Pour un cadre éthique et règlementaire
Si les médecins français soutiennent l'intégration de l'IA dans le système de santé, ils appellent à une régulation stricte par l'État et à un cadre juridique. L'adoption du règlement européen IA Acten mars 2024, qui vise à gérer les risques liés à l'IA, va dans ce sens. Cette législation interdit certaines applications à risque élevé et impose des exigences de transparence pour les technologies intermédiaires. En ce qui concerne la tarification des actes réalisés avec l'IA, les praticiens sont divisés : 32% y sont favorables, 28% contre, et 40% restent indécis. Autre point crucial, la cybersécurité constitue une préoccupation majeure pour les médecins face à l'utilisation de l'IA dans les systèmes de santé. Le piratage informatique de plusieurs hôpitaux a renforcé leur méfiance. Beaucoup craignent que l'IA mette en danger la confidentialité des données de santé, doutant de la capacité des autorités à garantir leur sécurité. Certains praticiens soulignent la vulnérabilité des réseaux informatiques français, redoutant à la fois les bugs et les risques de piratage informatique déjà rencontrés par plusieurs hôpitaux et organismes d’exploitation du tiers-payant en France notamment.
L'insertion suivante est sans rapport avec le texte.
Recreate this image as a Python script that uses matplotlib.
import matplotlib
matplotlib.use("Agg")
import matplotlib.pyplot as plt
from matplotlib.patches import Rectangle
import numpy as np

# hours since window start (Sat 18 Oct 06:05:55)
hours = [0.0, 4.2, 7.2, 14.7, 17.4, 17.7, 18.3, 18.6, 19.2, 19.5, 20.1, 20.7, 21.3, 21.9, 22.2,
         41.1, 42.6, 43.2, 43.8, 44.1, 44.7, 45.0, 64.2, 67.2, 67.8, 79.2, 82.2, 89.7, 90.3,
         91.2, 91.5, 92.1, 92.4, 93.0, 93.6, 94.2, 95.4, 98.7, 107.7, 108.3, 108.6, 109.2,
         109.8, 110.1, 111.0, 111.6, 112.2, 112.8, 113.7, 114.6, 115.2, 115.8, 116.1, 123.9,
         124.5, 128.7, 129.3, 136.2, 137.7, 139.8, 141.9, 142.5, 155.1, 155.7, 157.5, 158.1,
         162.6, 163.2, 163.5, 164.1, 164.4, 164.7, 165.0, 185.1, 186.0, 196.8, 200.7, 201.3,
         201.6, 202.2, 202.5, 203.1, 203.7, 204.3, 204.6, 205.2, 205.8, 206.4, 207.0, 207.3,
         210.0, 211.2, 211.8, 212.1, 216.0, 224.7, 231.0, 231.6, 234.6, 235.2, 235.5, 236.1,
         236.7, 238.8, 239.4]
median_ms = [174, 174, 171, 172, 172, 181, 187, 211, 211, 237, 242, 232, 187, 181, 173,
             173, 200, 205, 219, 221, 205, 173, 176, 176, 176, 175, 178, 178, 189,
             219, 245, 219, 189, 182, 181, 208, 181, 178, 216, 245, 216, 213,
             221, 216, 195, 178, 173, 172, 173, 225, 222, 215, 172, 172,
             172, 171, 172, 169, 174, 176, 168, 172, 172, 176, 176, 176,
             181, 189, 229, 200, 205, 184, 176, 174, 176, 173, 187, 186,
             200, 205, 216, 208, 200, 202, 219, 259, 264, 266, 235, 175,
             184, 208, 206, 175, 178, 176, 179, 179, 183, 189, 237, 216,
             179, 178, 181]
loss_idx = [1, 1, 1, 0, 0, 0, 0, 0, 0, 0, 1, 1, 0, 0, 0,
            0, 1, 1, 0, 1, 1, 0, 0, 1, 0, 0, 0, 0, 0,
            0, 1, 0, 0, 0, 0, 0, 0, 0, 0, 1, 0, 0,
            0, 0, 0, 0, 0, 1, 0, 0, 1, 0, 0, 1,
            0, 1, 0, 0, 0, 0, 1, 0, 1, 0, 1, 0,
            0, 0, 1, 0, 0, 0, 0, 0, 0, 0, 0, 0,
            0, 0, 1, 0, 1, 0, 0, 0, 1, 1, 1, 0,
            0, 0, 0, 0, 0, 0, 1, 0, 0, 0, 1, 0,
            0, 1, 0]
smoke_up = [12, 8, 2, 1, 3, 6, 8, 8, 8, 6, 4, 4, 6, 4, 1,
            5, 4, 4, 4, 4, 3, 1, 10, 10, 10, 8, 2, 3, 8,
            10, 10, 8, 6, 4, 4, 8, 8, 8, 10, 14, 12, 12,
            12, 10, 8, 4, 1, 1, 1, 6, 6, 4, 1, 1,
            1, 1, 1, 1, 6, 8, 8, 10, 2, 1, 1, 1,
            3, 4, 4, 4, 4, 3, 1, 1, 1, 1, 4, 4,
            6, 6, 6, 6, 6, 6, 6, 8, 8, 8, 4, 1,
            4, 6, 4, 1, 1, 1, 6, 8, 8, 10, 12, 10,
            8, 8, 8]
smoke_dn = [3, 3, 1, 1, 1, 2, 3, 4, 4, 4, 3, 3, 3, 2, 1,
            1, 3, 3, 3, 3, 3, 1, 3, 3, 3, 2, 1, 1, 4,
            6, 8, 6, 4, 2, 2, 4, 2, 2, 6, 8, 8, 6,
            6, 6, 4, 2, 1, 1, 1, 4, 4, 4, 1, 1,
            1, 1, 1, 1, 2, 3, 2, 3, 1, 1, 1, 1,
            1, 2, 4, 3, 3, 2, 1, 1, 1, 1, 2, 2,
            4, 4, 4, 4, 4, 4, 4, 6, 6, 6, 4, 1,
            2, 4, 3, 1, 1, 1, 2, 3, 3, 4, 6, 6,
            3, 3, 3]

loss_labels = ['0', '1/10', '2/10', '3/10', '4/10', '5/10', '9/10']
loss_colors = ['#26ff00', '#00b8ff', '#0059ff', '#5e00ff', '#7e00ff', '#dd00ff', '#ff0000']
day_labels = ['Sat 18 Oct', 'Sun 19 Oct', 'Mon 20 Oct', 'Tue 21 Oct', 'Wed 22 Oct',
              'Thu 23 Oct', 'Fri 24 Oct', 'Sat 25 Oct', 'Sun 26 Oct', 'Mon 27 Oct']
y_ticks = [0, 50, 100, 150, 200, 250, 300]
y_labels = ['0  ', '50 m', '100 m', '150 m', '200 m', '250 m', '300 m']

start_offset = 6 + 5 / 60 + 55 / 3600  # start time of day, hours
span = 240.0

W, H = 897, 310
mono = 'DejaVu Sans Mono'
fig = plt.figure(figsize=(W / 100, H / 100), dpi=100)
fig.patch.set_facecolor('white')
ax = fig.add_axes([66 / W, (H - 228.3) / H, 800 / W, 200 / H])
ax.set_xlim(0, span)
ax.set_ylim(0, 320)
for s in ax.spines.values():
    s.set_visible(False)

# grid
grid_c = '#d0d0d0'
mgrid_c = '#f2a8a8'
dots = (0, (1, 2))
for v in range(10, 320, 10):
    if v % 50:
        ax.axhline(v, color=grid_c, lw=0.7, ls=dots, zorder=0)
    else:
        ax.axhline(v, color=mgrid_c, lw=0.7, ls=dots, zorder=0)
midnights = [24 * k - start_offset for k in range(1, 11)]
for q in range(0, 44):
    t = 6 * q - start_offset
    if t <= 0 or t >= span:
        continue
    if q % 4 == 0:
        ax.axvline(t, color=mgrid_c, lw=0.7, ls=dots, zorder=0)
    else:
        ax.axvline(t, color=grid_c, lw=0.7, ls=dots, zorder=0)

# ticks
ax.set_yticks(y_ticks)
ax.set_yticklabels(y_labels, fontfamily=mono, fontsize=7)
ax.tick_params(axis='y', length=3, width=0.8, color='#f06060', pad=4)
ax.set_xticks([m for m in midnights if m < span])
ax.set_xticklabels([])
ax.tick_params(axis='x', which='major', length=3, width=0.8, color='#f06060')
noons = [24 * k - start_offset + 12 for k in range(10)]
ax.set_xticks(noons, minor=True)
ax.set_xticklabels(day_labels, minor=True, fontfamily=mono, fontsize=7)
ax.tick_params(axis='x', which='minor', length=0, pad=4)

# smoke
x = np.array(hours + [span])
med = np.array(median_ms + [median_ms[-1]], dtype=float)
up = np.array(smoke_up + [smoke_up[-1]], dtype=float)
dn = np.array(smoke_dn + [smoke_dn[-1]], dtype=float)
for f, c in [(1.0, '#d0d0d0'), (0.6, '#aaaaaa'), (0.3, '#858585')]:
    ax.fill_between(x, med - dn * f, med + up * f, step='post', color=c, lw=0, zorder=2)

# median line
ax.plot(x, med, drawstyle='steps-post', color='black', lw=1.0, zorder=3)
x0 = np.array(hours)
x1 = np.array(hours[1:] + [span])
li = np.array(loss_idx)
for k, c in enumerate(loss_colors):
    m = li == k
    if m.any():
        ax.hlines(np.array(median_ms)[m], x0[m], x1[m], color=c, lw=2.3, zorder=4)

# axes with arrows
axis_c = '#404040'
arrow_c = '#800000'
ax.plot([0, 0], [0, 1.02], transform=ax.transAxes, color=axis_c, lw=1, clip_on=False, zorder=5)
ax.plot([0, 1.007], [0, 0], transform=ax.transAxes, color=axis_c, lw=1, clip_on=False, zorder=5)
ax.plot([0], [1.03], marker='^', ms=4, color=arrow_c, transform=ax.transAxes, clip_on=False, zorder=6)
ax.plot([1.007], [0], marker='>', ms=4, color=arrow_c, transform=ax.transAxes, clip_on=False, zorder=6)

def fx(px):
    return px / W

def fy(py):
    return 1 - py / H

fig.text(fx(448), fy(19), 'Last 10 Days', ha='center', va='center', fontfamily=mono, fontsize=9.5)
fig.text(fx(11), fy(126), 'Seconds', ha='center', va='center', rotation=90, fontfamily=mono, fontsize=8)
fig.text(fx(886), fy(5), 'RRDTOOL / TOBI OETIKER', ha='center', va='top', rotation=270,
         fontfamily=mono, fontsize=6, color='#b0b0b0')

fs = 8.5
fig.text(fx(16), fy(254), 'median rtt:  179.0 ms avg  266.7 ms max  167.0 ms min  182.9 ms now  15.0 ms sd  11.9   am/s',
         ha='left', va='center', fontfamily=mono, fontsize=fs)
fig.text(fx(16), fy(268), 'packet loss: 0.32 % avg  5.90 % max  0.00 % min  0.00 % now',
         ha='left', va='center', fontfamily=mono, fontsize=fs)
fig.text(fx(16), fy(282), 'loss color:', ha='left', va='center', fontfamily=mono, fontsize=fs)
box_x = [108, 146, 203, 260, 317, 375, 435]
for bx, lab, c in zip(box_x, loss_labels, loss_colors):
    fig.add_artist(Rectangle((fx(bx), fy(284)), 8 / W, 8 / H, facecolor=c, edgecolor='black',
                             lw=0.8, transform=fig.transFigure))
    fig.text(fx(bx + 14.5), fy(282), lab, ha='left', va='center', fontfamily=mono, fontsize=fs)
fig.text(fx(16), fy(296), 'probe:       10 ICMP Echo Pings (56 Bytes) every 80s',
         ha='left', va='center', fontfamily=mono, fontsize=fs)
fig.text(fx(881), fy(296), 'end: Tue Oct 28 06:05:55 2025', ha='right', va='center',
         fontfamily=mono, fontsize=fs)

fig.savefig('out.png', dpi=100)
Qu’en pensent les patients...?
Enfin, il est intéressant de noter que du côté des patients, dans un contexte de crise du système de santé, ceux-ci semblent prioriser l'accès à un professionnel de santé plutôt que de s'intéresser aux outils utilisés, comme l'IA. Neuf médecins sur dix affirment que leurs patients ne se préoccupent pas de savoir si l'IA est impliquée dans leur prise en charge. Ce désintérêt pourrait découler d'un manque d'information. En réalité, lorsqu'on leur en parle, 53% des patients se disent favorables à l'usage de l'IA, tandis que seulement 15% s'y opposent, une proportion sans doute amenée à évoluer...
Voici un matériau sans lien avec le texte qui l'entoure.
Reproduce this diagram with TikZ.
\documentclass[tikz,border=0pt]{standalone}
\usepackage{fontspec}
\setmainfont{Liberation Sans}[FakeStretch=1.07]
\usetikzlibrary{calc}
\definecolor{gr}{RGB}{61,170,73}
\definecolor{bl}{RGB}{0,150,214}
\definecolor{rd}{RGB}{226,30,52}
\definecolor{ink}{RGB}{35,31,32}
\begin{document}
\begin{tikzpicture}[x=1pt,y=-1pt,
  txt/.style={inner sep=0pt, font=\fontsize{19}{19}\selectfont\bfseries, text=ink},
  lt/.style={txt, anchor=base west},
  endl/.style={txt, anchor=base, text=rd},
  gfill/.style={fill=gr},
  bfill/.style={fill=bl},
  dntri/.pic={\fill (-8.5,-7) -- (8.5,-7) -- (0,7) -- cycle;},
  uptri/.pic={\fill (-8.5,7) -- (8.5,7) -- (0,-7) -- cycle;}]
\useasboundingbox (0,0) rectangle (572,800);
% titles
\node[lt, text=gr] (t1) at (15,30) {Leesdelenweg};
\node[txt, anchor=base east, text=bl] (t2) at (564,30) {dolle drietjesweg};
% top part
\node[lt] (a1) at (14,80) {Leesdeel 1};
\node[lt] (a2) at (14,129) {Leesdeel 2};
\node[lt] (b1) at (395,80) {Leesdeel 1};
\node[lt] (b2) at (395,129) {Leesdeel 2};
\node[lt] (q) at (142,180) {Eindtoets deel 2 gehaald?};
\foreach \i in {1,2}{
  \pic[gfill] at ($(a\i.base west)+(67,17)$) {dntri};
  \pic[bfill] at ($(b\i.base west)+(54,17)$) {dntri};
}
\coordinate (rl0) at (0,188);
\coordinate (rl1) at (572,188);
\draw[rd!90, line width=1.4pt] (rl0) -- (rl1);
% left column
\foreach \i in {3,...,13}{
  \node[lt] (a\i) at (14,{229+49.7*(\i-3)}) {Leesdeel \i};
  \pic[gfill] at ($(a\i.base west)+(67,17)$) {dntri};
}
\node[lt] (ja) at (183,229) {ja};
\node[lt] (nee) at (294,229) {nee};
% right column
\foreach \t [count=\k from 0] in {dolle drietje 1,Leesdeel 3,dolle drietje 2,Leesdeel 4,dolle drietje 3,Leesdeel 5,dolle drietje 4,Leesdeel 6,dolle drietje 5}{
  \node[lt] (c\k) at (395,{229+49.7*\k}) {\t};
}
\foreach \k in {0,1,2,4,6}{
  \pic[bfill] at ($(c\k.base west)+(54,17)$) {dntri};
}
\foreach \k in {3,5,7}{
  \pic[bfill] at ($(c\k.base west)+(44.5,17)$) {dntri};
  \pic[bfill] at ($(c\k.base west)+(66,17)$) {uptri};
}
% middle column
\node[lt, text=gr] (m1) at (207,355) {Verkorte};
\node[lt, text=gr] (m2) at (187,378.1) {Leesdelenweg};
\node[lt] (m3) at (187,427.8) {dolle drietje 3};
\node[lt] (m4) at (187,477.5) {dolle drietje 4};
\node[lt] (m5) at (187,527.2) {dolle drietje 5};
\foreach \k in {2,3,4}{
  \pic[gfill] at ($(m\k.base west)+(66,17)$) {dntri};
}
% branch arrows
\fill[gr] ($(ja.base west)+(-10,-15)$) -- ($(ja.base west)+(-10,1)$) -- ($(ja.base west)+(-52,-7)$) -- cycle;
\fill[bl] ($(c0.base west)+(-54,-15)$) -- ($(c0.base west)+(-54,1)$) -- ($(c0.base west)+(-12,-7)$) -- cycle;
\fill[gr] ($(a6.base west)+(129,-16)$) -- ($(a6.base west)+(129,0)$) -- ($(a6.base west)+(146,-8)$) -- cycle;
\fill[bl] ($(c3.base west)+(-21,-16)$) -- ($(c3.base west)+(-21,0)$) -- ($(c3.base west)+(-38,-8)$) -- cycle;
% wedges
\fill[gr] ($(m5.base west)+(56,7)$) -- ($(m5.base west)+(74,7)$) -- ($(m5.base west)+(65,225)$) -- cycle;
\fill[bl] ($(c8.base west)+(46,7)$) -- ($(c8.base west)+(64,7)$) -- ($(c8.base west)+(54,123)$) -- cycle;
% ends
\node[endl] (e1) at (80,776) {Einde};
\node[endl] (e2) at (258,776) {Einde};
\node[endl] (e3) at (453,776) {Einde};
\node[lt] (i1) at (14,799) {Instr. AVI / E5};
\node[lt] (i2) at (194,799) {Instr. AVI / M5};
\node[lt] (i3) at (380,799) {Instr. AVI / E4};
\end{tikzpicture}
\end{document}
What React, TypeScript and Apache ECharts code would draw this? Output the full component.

Méthodologie Cette enquête a été réalisée sur les réponses de 1077 médecins français, recueillies entre le 1erjanvier et le 14 juin 2024. 60% des répondants étaient des hommes, 40% exerçaient dans un établissement hospitalier, 53% étaient salariés. 71,5% des praticiens travaillaient plus de 35 heures par semaine, 84% étaient âgés de plus de 45 ans et 23% exerçaient en Ile-de-France. Parmi les répondants, 22% étaient des médecins généralistes, 9% des psychiatres, 7% des urgentistes, 6% d’anesthésistes, 5% des cardiologues. Les autres spécialités étaient réparties de manière égale, en moyenne entre 1 et 4%.